Off to a Blazing Start
Less than six years after taking up distance running, Andrew Wheating has emerged as the next great American Miler
By Tim Layden, Sports Illustrated
He ran not for crypto-religious reasons, but to win races, to cover ground fast. —John L. Parker Jr., Once a Runner
Most gifted young runners are not just participants in their sport; they are fully absorbed in its culture. They begin running early and soon learn the obsessively numerical language of the game—splits, Miles per week, national rankings—and they become connected across time zones in an Internet-based community. They are passionate about racing against the clock, but not always about racing against other runners.
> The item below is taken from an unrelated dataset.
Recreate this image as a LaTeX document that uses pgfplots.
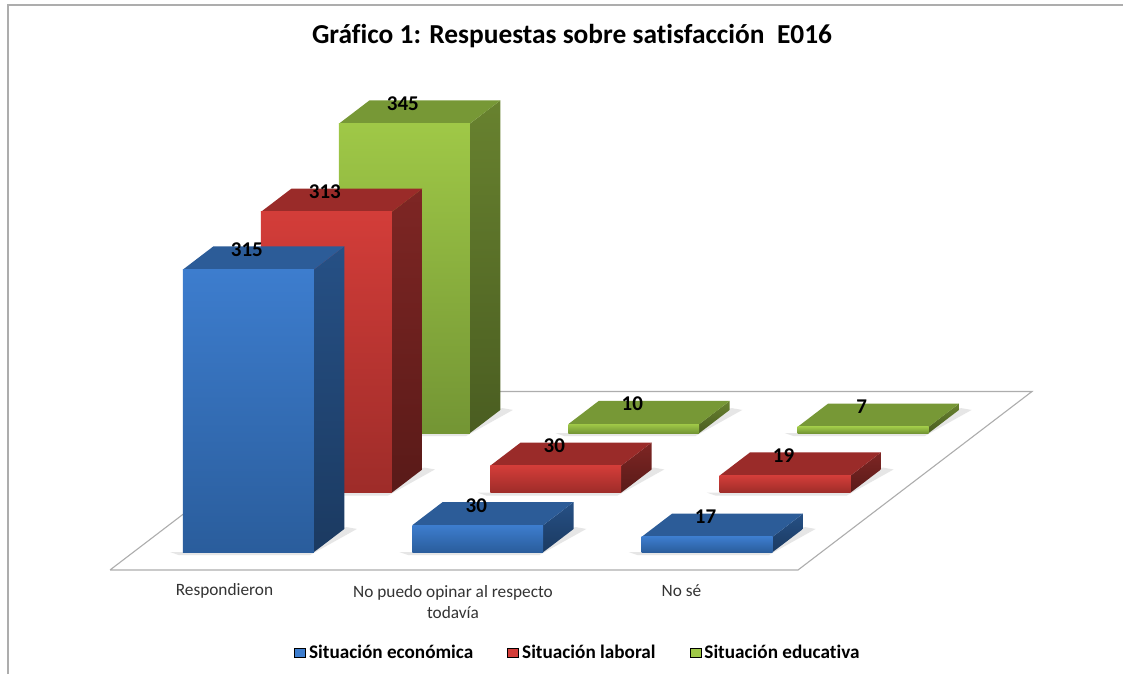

Then there is Andrew Wheating. He didn't run a track race until the winter of his senior year at a tiny prep school in New Hampshire, 4½ years ago. When other runners would gasp, "Oh, my god, sixty-two!" for a lap run in one minute and two seconds, Wheating would ask, "Sixty-two what? Sixty-two runners in the race?" When he arrived at Oregon as an under-the-radar recruit in 2006, he had never heard of Morocco's Hicham El Guerrouj, the greatest Miler in history.
"I remember him asking me, after he had decided to go to Oregon, what the world record was for the Mile," says former Stanford runner Russell Brown, who knew Wheating from growing up in New Hampshire. "He knew nothing about the sport."